Things were different then. Nobody would have thought to challenge the fact that the average sixth former at my grammar-school-turned-sixth-form-college was an adult perfectly capable of handling most of what life had to throw at them. The teachers' girlfriends were not vulnerable victims but mature, sassy, middle class and manipulative. They would have been horrified and insulted by any insinuation that they were in relationships that exploited them. They were taking advantage of the fact that they could enjoy the company of men who had a rather more interesting line of chat (not to mention chat-up) than your average 'sixth-form Sid'.

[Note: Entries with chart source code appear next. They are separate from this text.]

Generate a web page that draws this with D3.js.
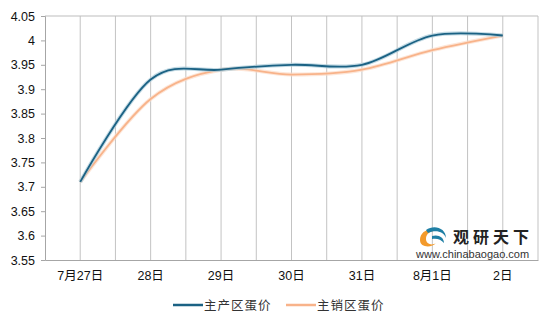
<!DOCTYPE html>
<html>
<head>
<meta charset="utf-8">
<script src="https://cdn.jsdelivr.net/npm/d3@7"></script>
<style>
  body { margin: 0; background: #fff; }
  text { font-family: "Liberation Sans", Arial, "Noto Sans CJK SC", sans-serif; }
</style>
</head>
<body>
<div id="chart"></div>
<script>
// categories and series
const days = ["7月27日", "28日", "29日", "30日", "31日", "8月1日", "2日"];
const producing = [3.71, 3.92, 3.94, 3.95, 3.95, 4.01, 4.01];   // 主产区蛋价
const selling = [3.71, 3.88, 3.94, 3.93, 3.94, 3.98, 4.01];     // 主销区蛋价
const yTicks = [3.55, 3.6, 3.65, 3.7, 3.75, 3.8, 3.85, 3.9, 3.95, 4, 4.05];

const width = 548, height = 323;
const margin = {top: 16, right: 10, bottom: 63, left: 45};

const svg = d3.select("#chart").append("svg")
  .attr("width", width)
  .attr("height", height);

const x = d3.scaleBand()
  .domain(days)
  .range([margin.left, width - margin.right]);

const y = d3.scaleLinear()
  .domain([3.55, 4.05])
  .range([height - margin.bottom, margin.top]);

const cx = d => x(d) + x.bandwidth() / 2;

// vertical gridlines: band edges and band centres
const gridX = [];
days.forEach(d => { gridX.push(x(d)); gridX.push(cx(d)); });
gridX.push(x.range()[1]);

svg.append("g")
  .selectAll("line")
  .data(gridX.slice(1))
  .join("line")
  .attr("x1", d => d).attr("x2", d => d)
  .attr("y1", y(4.05)).attr("y2", y(3.55))
  .attr("stroke", "#c3c3c3")
  .attr("stroke-width", 1);

// top border
svg.append("line")
  .attr("x1", margin.left).attr("x2", x.range()[1])
  .attr("y1", y(4.05)).attr("y2", y(4.05))
  .attr("stroke", "#bdbdbd");

// y axis
const yAxis = svg.append("g")
  .attr("transform", `translate(${margin.left},0)`)
  .call(d3.axisLeft(y).tickValues(yTicks).tickSize(4).tickPadding(6).tickFormat(d => d3.format("")(+d.toFixed(2))));
yAxis.select(".domain").attr("stroke", "#a6a6a6");
yAxis.selectAll(".tick line").attr("stroke", "#a6a6a6");
yAxis.selectAll("text").attr("font-size", 12.5).attr("fill", "#111");

// x axis
const xAxis = svg.append("g")
  .attr("transform", `translate(0,${y(3.55)})`)
  .call(d3.axisBottom(x).tickSize(0).tickPadding(11));
xAxis.select(".domain").attr("stroke", "#a6a6a6");
xAxis.selectAll("text").attr("font-size", 12.5).attr("fill", "#111");

// lines
const line = d3.line()
  .x((d, i) => cx(days[i]))
  .y(d => y(d))
  .curve(d3.curveCardinal.tension(0));

const series = [
  {name: "主产区蛋价", values: producing, color: "#1b6284", glow: "#a9cad8"},
  {name: "主销区蛋价", values: selling, color: "#f8b38a", glow: "#fcdcc8"}
];

// draw selling first, producing on top
[series[1], series[0]].forEach(s => {
  svg.append("path")
    .datum(s.values)
    .attr("d", line)
    .attr("fill", "none")
    .attr("stroke", s.glow)
    .attr("stroke-width", 4)
    .attr("stroke-opacity", 0.7);
  svg.append("path")
    .datum(s.values)
    .attr("d", line)
    .attr("fill", "none")
    .attr("stroke", s.color)
    .attr("stroke-width", 1.8);
});

// legend
const legend = svg.append("g")
  .attr("transform", "translate(173,305)");
const items = legend.selectAll("g")
  .data(series)
  .join("g")
  .attr("transform", (d, i) => `translate(${i * 113},0)`);
items.append("line")
  .attr("x1", 0).attr("x2", 30)
  .attr("stroke", d => d.color)
  .attr("stroke-width", 2.5);
items.append("text")
  .attr("x", 31)
  .attr("y", 4.5)
  .attr("font-size", 12.5)
  .attr("fill", "#333")
  .style("letter-spacing", "1px")
  .text(d => d.name);

// watermark
const wm = svg.append("g").attr("transform", "translate(418,226)");
wm.append("path")
  .attr("d", "M2,14 C2,4 14,0 24,6 C16,3 8,6 8,13 C8,18 14,20 18,17 C14,22 2,22 2,14 Z")
  .attr("fill", "#f39a2b");
wm.append("path")
  .attr("d", "M8,4 C16,-2 28,2 28,12 C26,6 18,3 10,7 Z")
  .attr("fill", "#1f7fa5");
wm.append("path")
  .attr("d", "M14,10 C20,8 26,11 26,17 C23,13 18,12 14,13 Z")
  .attr("fill", "#1f7fa5");
wm.append("text")
  .attr("x", 35).attr("y", 17)
  .attr("font-size", 16)
  .attr("font-weight", "bold")
  .attr("fill", "#222")
  .style("font-family", "'Noto Sans CJK SC', sans-serif")
  .style("letter-spacing", "4px")
  .text("观研天下");
wm.append("text")
  .attr("x", -2).attr("y", 32)
  .attr("font-size", 11)
  .attr("fill", "#333")
  .text("www.chinabaogao.com");
</script>
</body>
</html>
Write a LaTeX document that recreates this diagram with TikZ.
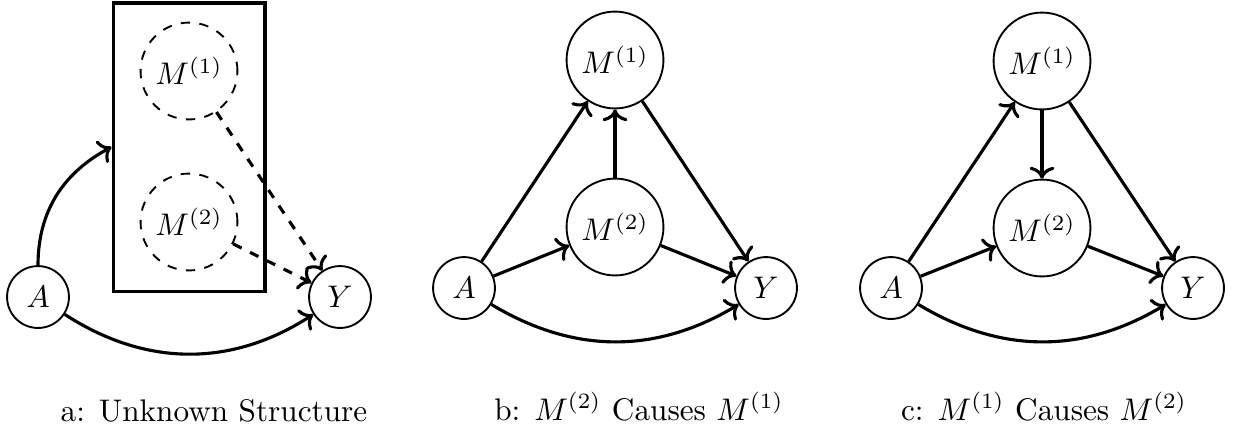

In the mid-1970s, typical grammar-school girls left sixth form after A-levels in June, and started their first university term in the following October clutching a cheque for a term's worth of grant - for which they were responsible. Usually they did not return home until Christmas, if then. Sixth formers were on the cusp of independence and it is hardly surprising that some of them practised their sexual and social skills on their teachers.

Sex was also different in the 1970s. Sex could be good, bad, indifferent - but as long as it was consensual it generally was not seen as damaging. Often sex was just not a big deal. Casual sex meant just that - it was casual. Teenagers were not warned that having sex with somebody was a sign of low esteem, because it wasn't. Nor were they taught that a broken relationship was emotionally scarring, because it wasn't. Teenagers expected to survive beyond the end of sexual relationships. In the 1970s sex was something you took in your stride. So it is a shame that Chris and Amanda's (no doubt) fond memories of each other are being held up to public scrutiny.

The real scandal is not that a headmaster allegedly had a relationship with a sixth former, but that his former colleagues insist that it influences his capacity to carry out his professional responsibilities today.